"Merkez bankasının ne yaptığı ile ilgilenmemek mümkündür
ancak onun aldığı kararlardan etkilenmemek neredeyse imkânsızdır. Öncelikle merkez bankasının kendisi
kendi kendine iflleyen piyasa mekanizmasının olumsuzlanması olarak görülmelidir. İkinci olarak kapitalist toplumsal
ilişkiler içinde merkezi bir yere sahip olan kredi ilişkisinin gelişkin bir duruma gelmesi ancak merkez bankasının varlığı ile mümkün olmaktadır. Üçüncü olarak merkez bankası sermaye birikim sürecinde ortaya çıkan özel
zararların toplumsallaştırılması sürecinin odağında yer alan kurumdur. Son olarak merkez bankası esas olarak istikrarsız olan ve içsel olarak kriz eğilimlerini içinde barındıran kapitalist sistemin "yönetilmesi" açısından kritik işlevler
yüklenmektedir.
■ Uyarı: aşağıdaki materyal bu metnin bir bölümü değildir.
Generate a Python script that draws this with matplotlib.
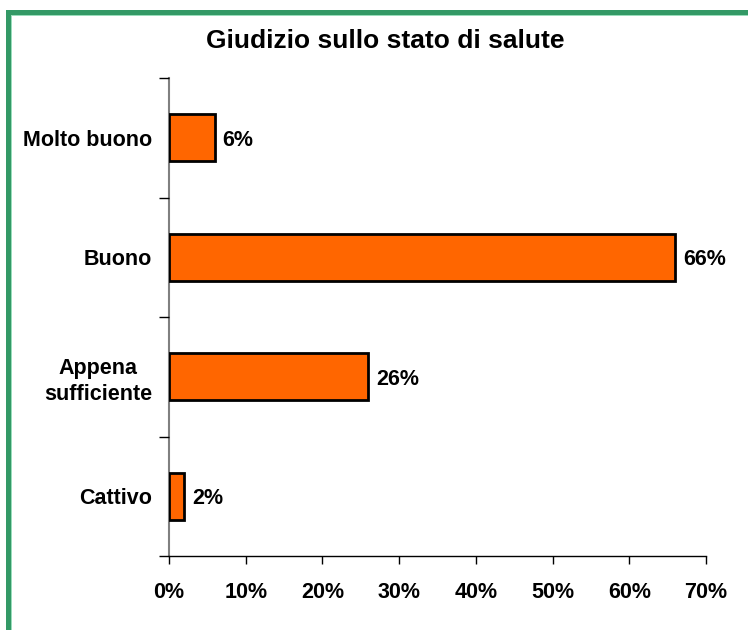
import matplotlib
matplotlib.use("Agg")
import matplotlib.pyplot as plt
from matplotlib.patches import Rectangle
from matplotlib.ticker import FixedLocator, FuncFormatter

categories = ["Molto buono", "Buono", "Appena\nsufficiente", "Cattivo"]
values = [6, 66, 26, 2]
xticks = [0, 10, 20, 30, 40, 50, 60, 70]

plt.rcParams['font.family'] = ['Liberation Sans', 'DejaVu Sans']

fig = plt.figure(figsize=(7.48, 6.3), dpi=100)
W, H = 748, 630
# green border (top and left visible)
fig.patches.append(Rectangle((6 / W, 0), 5 / W, (H - 10) / H, transform=fig.transFigure,
                             color="#339966", lw=0, zorder=0))
fig.patches.append(Rectangle((6 / W, (H - 15) / H), (W - 6) / W, 5 / H, transform=fig.transFigure,
                             color="#339966", lw=0, zorder=0))
fig.patches.append(Rectangle((11 / W, 0), 1 / W, (H - 15) / H, transform=fig.transFigure,
                             color="#99ddbb", lw=0, zorder=0))
fig.patches.append(Rectangle((11 / W, (H - 16) / H), (W - 11) / W, 1 / H, transform=fig.transFigure,
                             color="#99ddbb", lw=0, zorder=0))

ax = fig.add_axes([169 / W, 74 / H, (706 - 169) / W, (556 - 78) / H])
pos = list(range(len(categories)))[::-1]
bars = ax.barh(pos, values, height=0.39, color="#FF6600", edgecolor="black", linewidth=2)
for p, v in zip(pos, values):
    ax.text(v + 1.0, p, f"{v}%", va="center_baseline", ha="left", fontsize=15.5, fontweight="bold")

ax.set_xlim(0, 70)
ax.set_ylim(-0.5, 3.5)
ax.set_xticks(xticks)
ax.xaxis.set_major_formatter(FuncFormatter(lambda x, _: f"{int(x)}%"))
ax.set_yticks(pos)
ax.set_yticklabels(categories, fontsize=15.5, fontweight="bold", linespacing=1.3)
ax.yaxis.set_minor_locator(FixedLocator([-0.5, 0.5, 1.5, 2.5, 3.5]))
ax.tick_params(axis="y", which="major", length=0, pad=12)
ax.tick_params(axis="y", which="minor", length=7, width=1, color="black")
ax.tick_params(axis="x", which="major", length=6, width=1, pad=13, labelsize=15.5)
for lab in ax.get_xticklabels():
    lab.set_fontweight("bold")
for lab in ax.get_yticklabels():
    lab.set_multialignment("center")

ax.spines["top"].set_visible(False)
ax.spines["right"].set_visible(False)
ax.spines["left"].set_color("#808080")
ax.spines["left"].set_linewidth(1.5)
ax.spines["bottom"].set_color("black")
ax.spines["bottom"].set_linewidth(1)
ax.spines["left"].set_zorder(0)

fig.text(385 / W, 1 - 41 / H, "Giudizio sullo stato di salute", ha="center", va="center",
         fontsize=19, fontweight="bold")

fig.savefig("out.png", dpi=100)
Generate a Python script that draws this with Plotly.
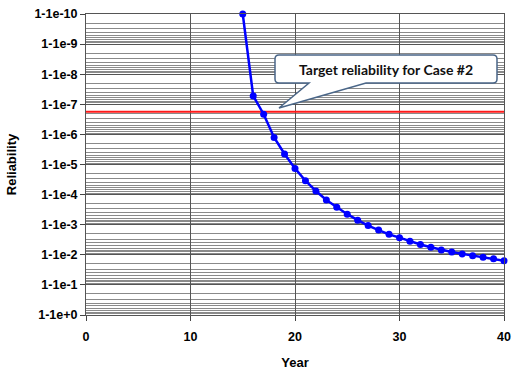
import plotly.graph_objects as go

# ---- data ----
years = list(range(15, 41))
failure_prob = [1e-10, 5.25e-8, 2.14e-7, 1.26e-6, 4.47e-6, 1.35e-5, 3.47e-5, 7.6e-5,
                1.51e-4, 2.63e-4, 4.47e-4, 7.08e-4, 1.07e-3, 1.51e-3, 2.09e-3, 2.69e-3,
                3.55e-3, 4.57e-3, 5.62e-3, 6.92e-3, 8.13e-3, 9.33e-3, 1.07e-2, 1.2e-2,
                1.35e-2, 1.58e-2]
target_x = [0, 40]
target_prob = [1.76e-7, 1.76e-7]
ytick_vals = [10.0 ** (-k) for k in range(10, -1, -1)]
ytick_text = ["1-1e-%d" % k for k in range(10, 0, -1)] + ["1-1e+0"]
xtick_vals = [0, 10, 20, 30, 40]
callout_text = "Target reliability for Case #2"

W, H = 512, 370
L, R, T, B = 86, 8, 14, 55
pw, ph = W - L - R, H - T - B


def px(x):
    return (x - L) / pw


def py(y):
    return (H - B - y) / ph


fig = go.Figure()
fig.add_trace(go.Scatter(x=target_x, y=target_prob, mode="lines",
                         line=dict(color="#ff1a1a", width=2), showlegend=False,
                         hoverinfo="skip"))
fig.add_trace(go.Scatter(x=years, y=failure_prob, mode="lines+markers",
                         line=dict(color="#0000ff", width=2.5),
                         marker=dict(color="#0000ff", size=7),
                         cliponaxis=False, showlegend=False))

# callout bubble
pts = [("M", 279, 55), ("L", 493, 55), ("Q", 497, 55, 497, 59), ("L", 497, 79),
       ("Q", 497, 83, 493, 83), ("L", 366, 83), ("L", 279, 108), ("L", 309, 83),
       ("L", 279, 83), ("Q", 275, 83, 275, 79), ("L", 275, 59), ("Q", 275, 55, 279, 55)]
path = ""
for p in pts:
    cmd = p[0]
    coords = p[1:]
    s = []
    for i in range(0, len(coords), 2):
        s.append("%.5f,%.5f" % (px(coords[i]), py(coords[i + 1])))
    path += cmd + " " + " ".join(s) + " "
path += "Z"
fig.add_shape(type="path", path=path, xref="paper", yref="paper",
              fillcolor="white", line=dict(color="#4a6688", width=1.5), layer="above")
fig.add_annotation(x=px(386), y=py(69.5), xref="paper", yref="paper",
                   text="<b>" + callout_text + "</b>", showarrow=False,
                   font=dict(family="Lato", size=14, color="#111111"),
                   xanchor="center", yanchor="middle")

tickfont = dict(family="Liberation Sans, Arial", size=12.5, color="black")
titlefont = dict(family="Liberation Sans, Arial", size=13, color="black")
fig.update_layout(
    width=W, height=H,
    margin=dict(l=L, r=R, t=T, b=B, autoexpand=False),
    paper_bgcolor="white", plot_bgcolor="white",
    xaxis=dict(range=[0, 40], tickmode="array", tickvals=xtick_vals,
               ticktext=["<b>%d</b>" % v for v in xtick_vals],
               ticks="outside", ticklen=5, ticklabelstandoff=5,
               tickcolor="#444", showgrid=True, gridcolor="#555", gridwidth=1,
               showline=True, linecolor="#555", linewidth=1, mirror=True,
               zeroline=False, tickfont=tickfont, automargin=False,
               title=dict(text="<b>Year</b>", font=titlefont, standoff=18)),
    yaxis=dict(type="log", range=[0, -10], tickmode="array", tickvals=ytick_vals,
               ticktext=["<b>%s</b>" % t for t in ytick_text], ticks="outside", ticklen=5,
               tickcolor="#444", showgrid=True, gridcolor="#555", gridwidth=1,
               minor=dict(dtick="D1", showgrid=True, gridcolor="#8a8a8a", gridwidth=1, ticks=""),
               showline=True, linecolor="#555", linewidth=1, mirror=True,
               zeroline=False, tickfont=tickfont, automargin=False,
               title=dict(text="<b>Reliability</b>", font=titlefont, standoff=14)),
)
fig.write_html("out.html")
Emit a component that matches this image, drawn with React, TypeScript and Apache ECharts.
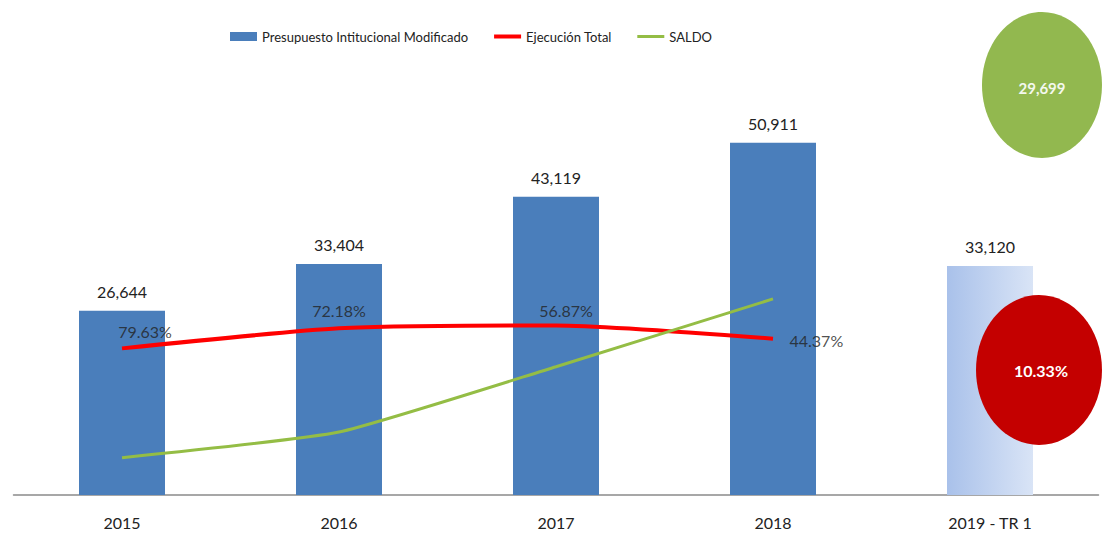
import React, { useEffect, useRef } from "react";
import * as echarts from "echarts";

const categories = ["2015", "2016", "2017", "2018", "2019 - TR 1"];
const presupuesto = [26644, 33404, 43119, 50911, 33120];
const ejecucion = [21200, 24100, 24500, 22600];
const ejecucionPct = [79.63, 72.18, 56.87, 44.37];
const saldo = [5400, 9100, 18550, 28350];
const saldo2019 = 29699;
const ejecucionPct2019 = 10.33;

const FONT = "Lato";
const fmt = (v: number) => v.toLocaleString("en-US");

export default function App() {
  const ref = useRef<HTMLDivElement>(null);
  useEffect(() => {
    if (!ref.current) return;
    const chart = echarts.init(ref.current, null, { renderer: "svg" });
    const pctLabelPos: any[] = [
      { position: "top", offset: [23, -3] },
      { position: "top", offset: [0, -4] },
      { position: "top", offset: [10, -2] },
      { position: "right", distance: 16, offset: [0, 2] },
    ];
    const noSymbol = { color: "rgba(0,0,0,0)", borderWidth: 0, opacity: 0 };
    chart.setOption({
      animation: false,
      textStyle: { fontFamily: FONT },
      legend: {
        data: [
          { name: "Presupuesto Intitucional Modificado", icon: "rect" },
          { name: "Ejecución Total", itemStyle: noSymbol, lineStyle: { width: 4 } },
          { name: "SALDO", itemStyle: noSymbol, lineStyle: { width: 3 } },
        ],
        left: 225,
        top: 25,
        itemWidth: 27,
        itemHeight: 9,
        itemGap: 24,
        textStyle: { fontFamily: FONT, fontSize: 13, color: "#222" },
      },
      grid: { left: 13.5, right: 4.5, top: 80, bottom: 38 },
      xAxis: {
        type: "category",
        data: categories,
        axisLine: { lineStyle: { color: "#8a8a8a", width: 1.5 } },
        axisTick: { show: false },
        axisLabel: { color: "#222", fontSize: 16, margin: 19, fontFamily: FONT },
      },
      yAxis: { type: "value", min: 0, max: 60000, show: false, splitLine: { show: false } },
      series: [
        {
          name: "Presupuesto Intitucional Modificado",
          type: "bar",
          barWidth: 86,
          data: presupuesto.map((v, i) =>
            i === 4
              ? {
                  value: v,
                  itemStyle: {
                    color: new echarts.graphic.LinearGradient(0, 0, 1, 0, [
                      { offset: 0, color: "#a9c1ea" },
                      { offset: 1, color: "#d9e4f6" },
                    ]),
                  },
                }
              : v
          ),
          itemStyle: { color: "#4a7ebb" },
          label: {
            show: true,
            position: "top",
            distance: 11,
            fontSize: 16,
            color: "#222",
            fontFamily: FONT,
            formatter: (p: any) => fmt(p.value),
          },
        },
        {
          name: "Ejecución Total",
          type: "line",
          data: ejecucion,
          smooth: 0.2,
          symbol: "none",
          lineStyle: { color: "#ff0000", width: 4 },
          itemStyle: { color: "#ff0000" },
          z: 3,
        },
        {
          name: "SALDO",
          type: "line",
          data: saldo,
          smooth: 0.15,
          symbol: "none",
          lineStyle: { color: "#94bd45", width: 3 },
          itemStyle: { color: "#94bd45" },
          z: 3,
        },
        {
          name: "pct",
          type: "scatter",
          symbol: "circle",
          symbolSize: 1,
          itemStyle: { color: "rgba(0,0,0,0)" },
          z: 4,
          data: ejecucion.map((v, i) => ({
            value: v,
            label: { show: true, ...pctLabelPos[i] },
          })),
          label: {
            show: true,
            fontSize: 16,
            color: "#222",
            fontFamily: FONT,
            formatter: (p: any) => ejecucionPct[p.dataIndex].toFixed(2) + "%",
          },
        },
      ],
      graphic: [
        {
          type: "ellipse",
          shape: { cx: 1042, cy: 85, rx: 60, ry: 73 },
          style: { fill: "#92b84f" },
          z: 10,
        },
        {
          type: "text",
          x: 1042,
          y: 88,
          style: {
            text: fmt(saldo2019),
            fill: "#f4f8ee",
            font: `bold 15px ${FONT}`,
            align: "center",
            verticalAlign: "middle",
          },
          z: 11,
        },
        {
          type: "ellipse",
          shape: { cx: 1039, cy: 370, rx: 63, ry: 75 },
          style: { fill: "#c40000" },
          z: 10,
        },
        {
          type: "text",
          x: 1041,
          y: 370,
          style: {
            text: ejecucionPct2019.toFixed(2) + "%",
            fill: "#ffffff",
            font: `bold 16px ${FONT}`,
            align: "center",
            verticalAlign: "middle",
          },
          z: 11,
        },
      ],
    });
    return () => chart.dispose();
  }, []);
  return (
    <div
      ref={ref}
      style={{ position: "fixed", left: 0, top: 0, width: 1103, height: 533, background: "#fff" }}
    />
  );
}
Bu bağlamda merkez bankası kapitalist toplumsal ilişkilerin üzerine bina edildiği paranın ulusal alandaki gardiyanı olarak değerlendirilebilir. Merkez bankasının bu rolü kaçınılmaz olarak onu sınıf mücadelesinin odağına yerleştirmektedir. Dolayısıyla merkez bankasının siyasi kontrolün dışında olması ve dar bir şekilde
fiyat istikrarına odaklanması merkez bankası bağımsızlığı yanlılarının sıklıkla belirttikleri gibi "teknik" ve "apolitik" değildir. Merkez bankasının bağımsız olması değerin en soyut formu olan paranın yönetiminin toplumsal sınıfların mücadele alanının dışına çıkarılması girişimi anlamına gelmektedir."